WORK TO COMPLETE: Make an exact copy of the lines, leaving the pictures out.

** start MATERIALS PROVIDED **

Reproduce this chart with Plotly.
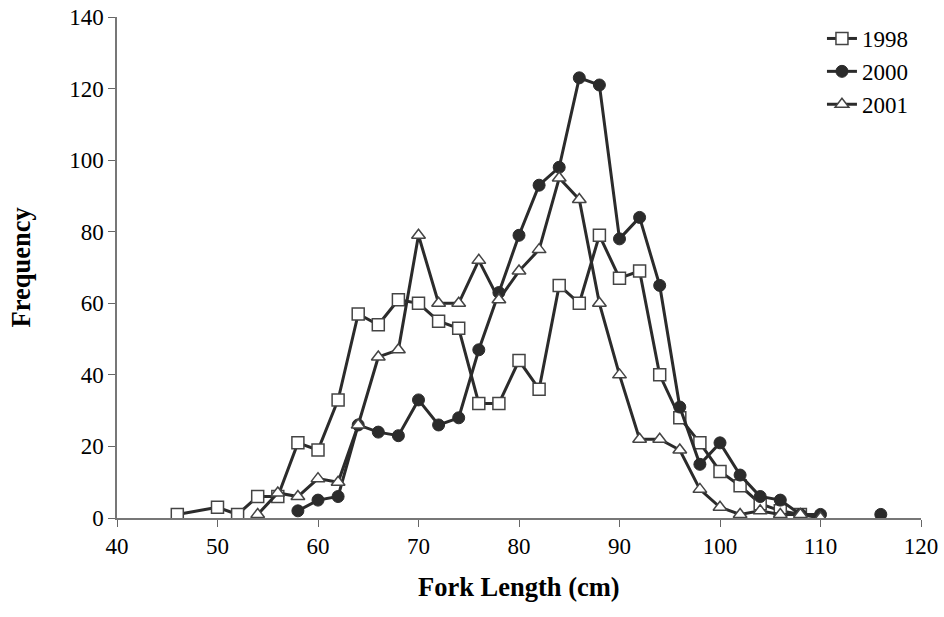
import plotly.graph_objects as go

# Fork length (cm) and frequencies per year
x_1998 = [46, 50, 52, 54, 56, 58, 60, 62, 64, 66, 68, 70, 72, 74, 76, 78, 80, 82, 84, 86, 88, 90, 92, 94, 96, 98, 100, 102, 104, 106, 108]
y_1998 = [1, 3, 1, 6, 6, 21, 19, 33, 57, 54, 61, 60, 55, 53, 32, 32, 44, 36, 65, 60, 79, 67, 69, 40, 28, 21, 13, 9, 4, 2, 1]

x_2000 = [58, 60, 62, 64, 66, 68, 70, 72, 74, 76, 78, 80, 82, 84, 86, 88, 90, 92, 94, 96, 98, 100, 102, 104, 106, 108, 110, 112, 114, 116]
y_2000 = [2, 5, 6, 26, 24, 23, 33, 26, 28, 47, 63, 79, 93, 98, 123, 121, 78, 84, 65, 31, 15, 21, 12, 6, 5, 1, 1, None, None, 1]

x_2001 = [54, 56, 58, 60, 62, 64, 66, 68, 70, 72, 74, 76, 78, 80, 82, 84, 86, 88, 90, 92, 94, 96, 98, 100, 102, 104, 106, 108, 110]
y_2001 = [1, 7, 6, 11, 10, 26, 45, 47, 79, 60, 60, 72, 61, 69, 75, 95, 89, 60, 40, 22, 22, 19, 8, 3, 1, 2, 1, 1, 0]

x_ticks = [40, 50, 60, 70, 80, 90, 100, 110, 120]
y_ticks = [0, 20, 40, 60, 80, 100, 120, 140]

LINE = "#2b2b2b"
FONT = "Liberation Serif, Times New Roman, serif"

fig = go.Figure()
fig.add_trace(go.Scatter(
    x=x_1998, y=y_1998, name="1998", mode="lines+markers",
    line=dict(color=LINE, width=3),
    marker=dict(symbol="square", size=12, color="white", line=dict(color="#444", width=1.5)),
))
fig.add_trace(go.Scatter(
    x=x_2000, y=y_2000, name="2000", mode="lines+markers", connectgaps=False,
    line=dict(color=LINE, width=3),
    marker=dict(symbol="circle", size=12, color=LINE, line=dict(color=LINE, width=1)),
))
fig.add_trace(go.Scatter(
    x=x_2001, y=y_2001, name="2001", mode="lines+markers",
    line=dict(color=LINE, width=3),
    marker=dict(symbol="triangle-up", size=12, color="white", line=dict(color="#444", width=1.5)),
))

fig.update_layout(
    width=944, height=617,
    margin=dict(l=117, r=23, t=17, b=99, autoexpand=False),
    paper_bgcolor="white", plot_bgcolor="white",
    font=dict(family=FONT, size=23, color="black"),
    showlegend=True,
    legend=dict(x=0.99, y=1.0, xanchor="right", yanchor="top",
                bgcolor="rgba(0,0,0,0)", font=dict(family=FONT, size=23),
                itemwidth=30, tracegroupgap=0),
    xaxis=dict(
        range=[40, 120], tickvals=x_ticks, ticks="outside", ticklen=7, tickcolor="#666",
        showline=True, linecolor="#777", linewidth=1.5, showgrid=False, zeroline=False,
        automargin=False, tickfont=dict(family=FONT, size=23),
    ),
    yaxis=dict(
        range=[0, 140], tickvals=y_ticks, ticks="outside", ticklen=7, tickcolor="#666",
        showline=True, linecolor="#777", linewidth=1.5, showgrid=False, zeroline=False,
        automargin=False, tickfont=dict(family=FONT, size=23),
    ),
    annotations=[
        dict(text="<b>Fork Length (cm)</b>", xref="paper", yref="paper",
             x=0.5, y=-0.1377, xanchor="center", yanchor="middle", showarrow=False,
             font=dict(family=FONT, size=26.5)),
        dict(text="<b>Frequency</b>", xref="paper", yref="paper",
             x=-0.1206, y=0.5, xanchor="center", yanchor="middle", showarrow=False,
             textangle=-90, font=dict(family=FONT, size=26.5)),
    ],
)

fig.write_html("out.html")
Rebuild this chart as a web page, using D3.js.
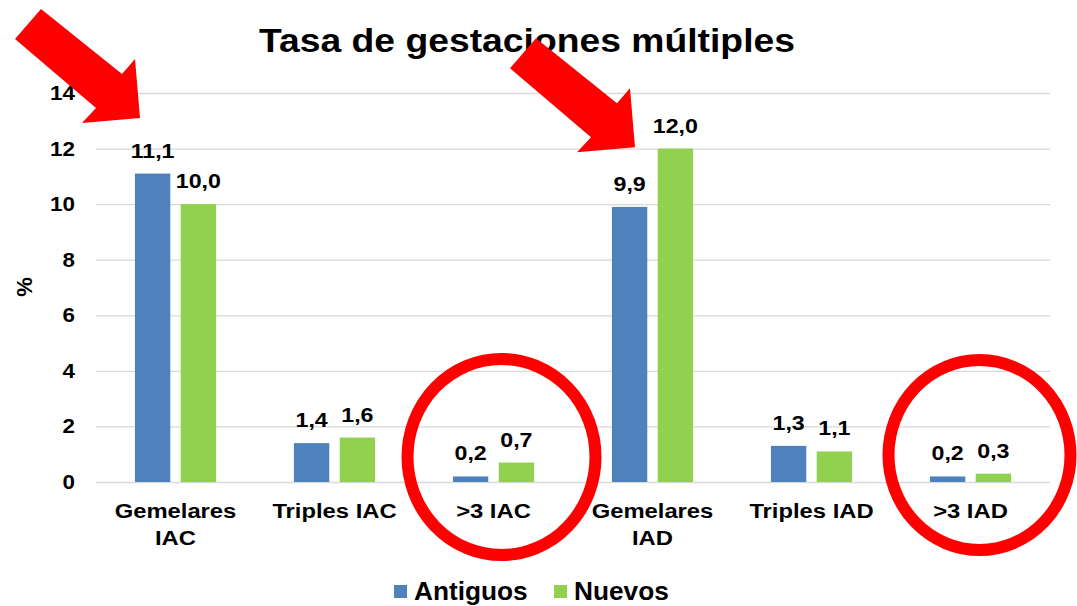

** end MATERIALS PROVIDED **

CORRECT RESPONSE:
Reproduce this chart with Plotly.
import plotly.graph_objects as go

# Fork length (cm) and frequencies per year
x_1998 = [46, 50, 52, 54, 56, 58, 60, 62, 64, 66, 68, 70, 72, 74, 76, 78, 80, 82, 84, 86, 88, 90, 92, 94, 96, 98, 100, 102, 104, 106, 108]
y_1998 = [1, 3, 1, 6, 6, 21, 19, 33, 57, 54, 61, 60, 55, 53, 32, 32, 44, 36, 65, 60, 79, 67, 69, 40, 28, 21, 13, 9, 4, 2, 1]

x_2000 = [58, 60, 62, 64, 66, 68, 70, 72, 74, 76, 78, 80, 82, 84, 86, 88, 90, 92, 94, 96, 98, 100, 102, 104, 106, 108, 110, 112, 114, 116]
y_2000 = [2, 5, 6, 26, 24, 23, 33, 26, 28, 47, 63, 79, 93, 98, 123, 121, 78, 84, 65, 31, 15, 21, 12, 6, 5, 1, 1, None, None, 1]

x_2001 = [54, 56, 58, 60, 62, 64, 66, 68, 70, 72, 74, 76, 78, 80, 82, 84, 86, 88, 90, 92, 94, 96, 98, 100, 102, 104, 106, 108, 110]
y_2001 = [1, 7, 6, 11, 10, 26, 45, 47, 79, 60, 60, 72, 61, 69, 75, 95, 89, 60, 40, 22, 22, 19, 8, 3, 1, 2, 1, 1, 0]

x_ticks = [40, 50, 60, 70, 80, 90, 100, 110, 120]
y_ticks = [0, 20, 40, 60, 80, 100, 120, 140]

LINE = "#2b2b2b"
FONT = "Liberation Serif, Times New Roman, serif"

fig = go.Figure()
fig.add_trace(go.Scatter(
    x=x_1998, y=y_1998, name="1998", mode="lines+markers",
    line=dict(color=LINE, width=3),
    marker=dict(symbol="square", size=12, color="white", line=dict(color="#444", width=1.5)),
))
fig.add_trace(go.Scatter(
    x=x_2000, y=y_2000, name="2000", mode="lines+markers", connectgaps=False,
    line=dict(color=LINE, width=3),
    marker=dict(symbol="circle", size=12, color=LINE, line=dict(color=LINE, width=1)),
))
fig.add_trace(go.Scatter(
    x=x_2001, y=y_2001, name="2001", mode="lines+markers",
    line=dict(color=LINE, width=3),
    marker=dict(symbol="triangle-up", size=12, color="white", line=dict(color="#444", width=1.5)),
))

fig.update_layout(
    width=944, height=617,
    margin=dict(l=117, r=23, t=17, b=99, autoexpand=False),
    paper_bgcolor="white", plot_bgcolor="white",
    font=dict(family=FONT, size=23, color="black"),
    showlegend=True,
    legend=dict(x=0.99, y=1.0, xanchor="right", yanchor="top",
                bgcolor="rgba(0,0,0,0)", font=dict(family=FONT, size=23),
                itemwidth=30, tracegroupgap=0),
    xaxis=dict(
        range=[40, 120], tickvals=x_ticks, ticks="outside", ticklen=7, tickcolor="#666",
        showline=True, linecolor="#777", linewidth=1.5, showgrid=False, zeroline=False,
        automargin=False, tickfont=dict(family=FONT, size=23),
    ),
    yaxis=dict(
        range=[0, 140], tickvals=y_ticks, ticks="outside", ticklen=7, tickcolor="#666",
        showline=True, linecolor="#777", linewidth=1.5, showgrid=False, zeroline=False,
        automargin=False, tickfont=dict(family=FONT, size=23),
    ),
    annotations=[
        dict(text="<b>Fork Length (cm)</b>", xref="paper", yref="paper",
             x=0.5, y=-0.1377, xanchor="center", yanchor="middle", showarrow=False,
             font=dict(family=FONT, size=26.5)),
        dict(text="<b>Frequency</b>", xref="paper", yref="paper",
             x=-0.1206, y=0.5, xanchor="center", yanchor="middle", showarrow=False,
             textangle=-90, font=dict(family=FONT, size=26.5)),
    ],
)

fig.write_html("out.html")
Rebuild this chart as a web page, using D3.js.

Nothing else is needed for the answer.